Investors welcomed the results, with SAP shares gaining 2.7 per cent in early trading

SAP has announced upbeat results in the seasonally tough first quarter, saying it was gaining ground on competitors Salesforce and Oracle in the cloud and that its margin recovery was firmly on track.

Europe's largest tech company by stock market valuation also raised its sales and profits guidance for 2018 to take into account the US$2.4 billion acquisition of U.S. sales software firm Callidus that was announced in January.

Investors welcomed the results, with SAP shares gaining 2.7 per cent in early trading - even as hardware-focused tech stocks suffered in Europe on growing signs that Apple's latest iPhone is underperforming.

"We're gaining share fast and we're outpacing our toughest competitors pretty handily," SAP CEO Bill McDermott told reporters on a conference call, calling the results strong both at the top and bottom line.

SAP now expects total non-IFRS revenues at constant currencies this year of US$30.3-$30.9 billion, representing growth of 5.5-7.5 per cent, up from an earlier expectation of 5-7 per cent growth.

McDermott, a hard-driving New Yorker who is Germany's highest-paid CEO, is leading SAP through a transition away from selling software licenses that generate up-front fees to hosted cloud services paid for by subscription.

Yet its cloud business, where quarterly revenues for the first time topped one billion euros, is still just a third the size of the legacy license operation and must grow rapidly for years to come to achieve comparable scale.

The key growth metric watched by analysts, non-IFRS cloud revenues at constant currencies, came in at 31 per cent - clearing a 30 per cent threshold set by Deutsche Bank ahead of the results as a 'buy' signal for the stock.

"SAP's performance at constant currency was quite remarkable, keeping in mind the tough comps from last year in mind," Baader Helvea analyst Knut Woller said in a flash note.

Back to front

McDermott, with the Callidus deal, is beating a path from the back office - SAP's traditional domain - to outward-facing functions such as customer relationship management (CRM).

He told reporters SAP would introduce a new strategy for sales and marketing tools at its annual customer conference in June.

"Our resolve has never been stronger to retake the CRM marketplace," McDermott told reporters, referring to Salesforce's core sales and marketing software franchise.

SAP has faced currency headwinds due to the strong euro, and both the company and analysts focus on key metrics after adjustment for currency effects to get an underlying picture of performance.

Had SAP reported in U.S. dollars, like its competitors, the growth numbers would have turned out even better, said CFO Luca Mucic.

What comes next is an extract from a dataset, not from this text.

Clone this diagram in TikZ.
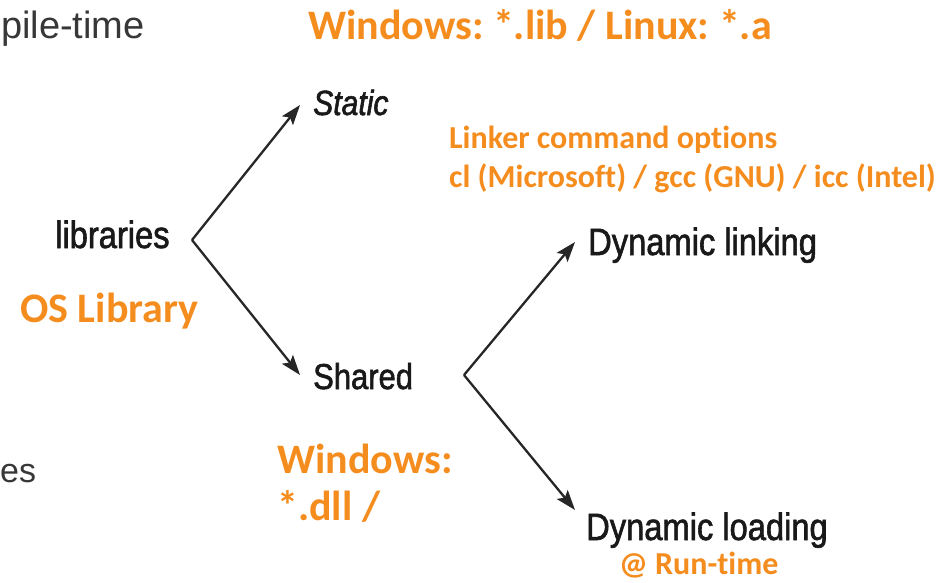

Cloud subscriptions, for example, would have shown year-over-year growth in the first quarter of 37 per cent in U.S. dollar terms, he said.

“We grew faster than every 'best-of-breed' cloud (competitor) out there," McDermott said. "Faster than Workday, a lot faster than Salesforce, and a lot faster than Oracle."

Salesforce reported cloud subscription and support revenue grew 25.8 per cent to US$2.66 billion during its fourth quarter ended in January.

Oracle posted 33 per cent growth to US$1.15 billion in its cloud software-as-a-service (SaaS) revenues during its third fiscal quarter ended in February.

Salesforce said it had 19.9 per cent of the worldwide market for CRM applications in the first half of 2017, citing data from market research firm IDC.

By the same measure, Oracle had 8.4 per cent and SAP had a 6.1 per cent share.

SAP's cloud growth accelerated outside the United States, with Germany and, to a lesser extent Britain, being highlights in Europe. In Asia, China and Japan stood out.

Mucic said that an expansion of 1.1 percentage points in operating margins in the first quarter boded well for SAP after a strong showing in the same quarter a year ago.